Technically Long-Term: The Political Economy of Humanitarian Technology in Jordan

By Valerie Giesen
Submitted to Session P4992 (Managing and Manufacturing Disaster, 2017 Annual Meeting
Anthro
Jordan;
Technology;
Previous discussions of the politics of humanitarian aid have focused on its spatial, discursive and legal arrangements. Based on interviews with aid workers in Jordan and analysis of aid policy and project documents, this paper contributes to recent interest in humanitarianism’s material and economic components (Meiches, 2015; Jacobsen, 2015). It argues that developments in humanitarian technology play a yet untold part in the politics of emergency aid.

Recent work has documented important aspects of the relationship between Jordan’s political economy and international refugee aid (Turner, 2015; Lenner, 2016). For instance, international aid providers have had to accept Jordan’s preference for short-term aid, and its opposition to refugees’ long-term residence (which Western donors promote) in the context of high unemployment.

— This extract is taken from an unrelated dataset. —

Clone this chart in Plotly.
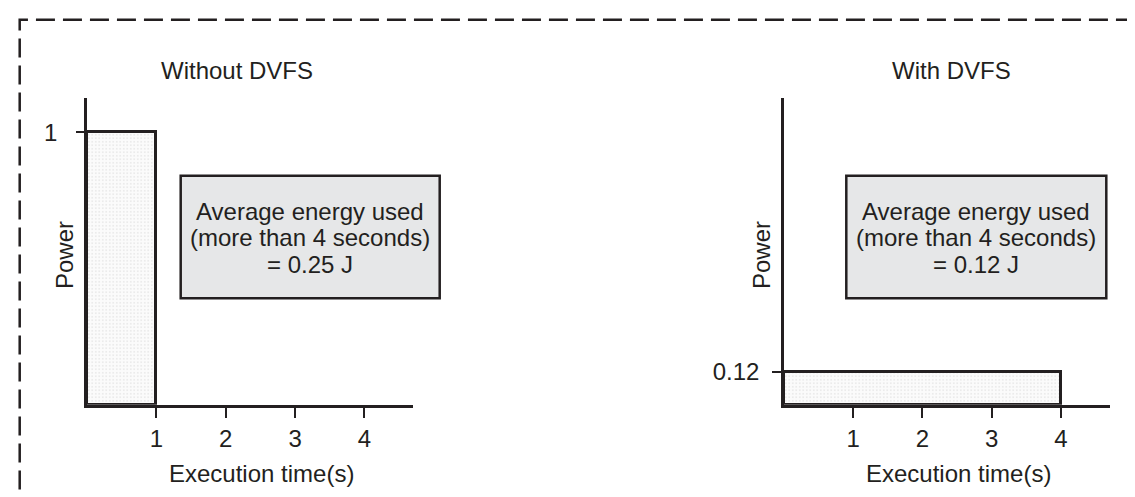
import plotly.graph_objects as go

W, H = 1135, 497

# ---- data ----
panel_titles = ["Without DVFS", "With DVFS"]
durations = [1, 4]            # execution time (s)
powers = [1, 0.12]            # power level
energy_labels = ["0.25 J", "0.12 J"]
x_ticks = [1, 2, 3, 4]
y_ticks = [[1], [0.12]]
y_ticktext = [["1"], ["0.12"]]
x_title = "Execution time(s)"
y_title = "Power"
box_lines = ["Average energy used", "(more than 4 seconds)"]

INK = "#231f20"
FONT = "Liberation Sans, Arial, Helvetica, sans-serif"
FS = 24


def px(x):
    return x / W


def py(y):
    return 1 - y / H


fig = go.Figure()

xaxes = ["x", "x2"]
yaxes = ["y", "y2"]
for i in range(2):
    fig.add_trace(go.Bar(
        x=[durations[i] / 2], y=[powers[i]], width=[durations[i]],
        xaxis=xaxes[i], yaxis=yaxes[i],
        marker=dict(
            color="#f6f6f6",
            line=dict(color=INK, width=3),
            pattern=dict(shape=".", fgcolor="#cfcfcf", bgcolor="#fbfbfb",
                         size=3.5, solidity=0.2),
        ),
        showlegend=False, hoverinfo="skip",
    ))

x_domains = [[px(79), px(405)], [px(776), px(1102)]]
x_ranges = [[0, 4.7], [0, 4.71]]
y_domain = [py(396.7), py(90)]
y_ticklen = [8, 9]
y_standoff = [14, 8]

axis_common = dict(showline=True, linecolor=INK, linewidth=2.5, showgrid=False,
                   zeroline=False, ticks="outside", tickcolor=INK, tickwidth=1.5,
                   tickfont=dict(family=FONT, size=FS, color=INK))

layout = dict(
    width=W, height=H, autosize=False,
    margin=dict(l=0, r=0, t=0, b=0),
    paper_bgcolor="white", plot_bgcolor="white",
    showlegend=False, bargap=0,
    font=dict(family=FONT, size=FS, color=INK),
)
for i in range(2):
    sx = "" if i == 0 else "2"
    layout["xaxis" + sx] = dict(axis_common, domain=x_domains[i], range=x_ranges[i],
                                tickvals=x_ticks, ticklen=11,
                                anchor="y" + sx, fixedrange=True)
    layout["yaxis" + sx] = dict(axis_common, domain=y_domain, range=[0, 1.126],
                                tickvals=y_ticks[i], ticktext=y_ticktext[i],
                                ticklen=y_ticklen[i], ticklabelstandoff=y_standoff[i],
                                anchor="x" + sx, fixedrange=True)
fig.update_layout(**layout)

shapes = []
# dashed outer frame
shapes.append(dict(type="rect", xref="paper", yref="paper",
                   x0=px(11.7), x1=1.05, y0=-0.05, y1=py(11.7),
                   line=dict(color=INK, width=2.5, dash="19px,8px"),
                   fillcolor="rgba(0,0,0,0)", layer="above"))
boxes_x = [(172.7, 431.7), (838.3, 1098.3)]
for (bx0, bx1) in boxes_x:
    shapes.append(dict(type="rect", xref="paper", yref="paper",
                       x0=px(bx0), x1=px(bx1), y0=py(290.3), y1=py(167.8),
                       line=dict(color=INK, width=2.5), fillcolor="#e6e7e8",
                       layer="above"))
fig.update_layout(shapes=shapes)

ann = []
title_x = [228.5, 943.5]
ytitle_x = [56, 753]
xtitle_x = [253, 950]
for i in range(2):
    ann.append(dict(text=panel_titles[i], x=px(title_x[i]), y=py(62),
                    xref="paper", yref="paper", showarrow=False,
                    xanchor="center", yanchor="middle"))
    ann.append(dict(text=y_title, x=px(ytitle_x[i]), y=py(247), textangle=-90,
                    xref="paper", yref="paper", showarrow=False,
                    xanchor="center", yanchor="middle"))
    ann.append(dict(text=x_title, x=px(xtitle_x[i]), y=py(465),
                    xref="paper", yref="paper", showarrow=False,
                    xanchor="center", yanchor="middle"))
    cx = (boxes_x[i][0] + boxes_x[i][1]) / 2
    lines = box_lines + ["= " + energy_labels[i]]
    for j, (t, yy) in enumerate(zip(lines, [203, 229.5, 256])):
        ann.append(dict(text=t, x=px(cx), y=py(yy),
                        xref="paper", yref="paper", showarrow=False,
                        xanchor="center", yanchor="middle"))
fig.update_layout(annotations=ann)

fig.write_html("out.html")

This paper argues that such anxieties stemming from Jordan’s political and economic constraints have not simply limited the scope of humanitarian action in the country, but have facilitated and legitimized experimentation in humanitarian technology. The expansion of digital and biometric technologies to deliver cash and food assistance has been driven by pressures to demonstrate refugee aid’s positive impact on the Jordanian economy, producing Syrians more as consumers than rights bearers. Syrians in Jordan have come to serve as a test population for extensive digital data collection systems which allow aid agencies to track their purchases, detect ‘unusual’ behavior and calibrate refugees’ impact on the local economy.

Aid organizations are embracing technological innovation to make humanitarianism more neutral and efficient. This paper scrutinizes humanitarians’ celebratory stance by a) placing current experiments in humanitarian technology within a wider history of experimentation and harm in the periphery, and b) expanding current discussions to consider the role of technological success in deepening humanitarianism’s entanglement with ‘issues of power, politics and profitability’ (Chandler in Jacobsen, 2015). In addition to extending the scope of refugees’ biopolitical management, the use of digital technology has expanded knowledge production about refugees’ everyday life, creating novel areas of intervention.

Moreover, ‘success’ in a humanitarian context can confer normative and scientific legitimacy on otherwise controversial technologies and their (wider) application, making strict safeguards seem unnecessary. Donor interest in expanding digital technologies, such as biometric data in registration and monitoring, is already closely related to broader moves to securitize refugees – with major donors having voiced interest in accessing biometric refugee data (Jacobsen, 2015). This indicates the dangers of expansion and repurposing 'successful' humanitarian technologies (for instance in immigration or counter-terrorism systems).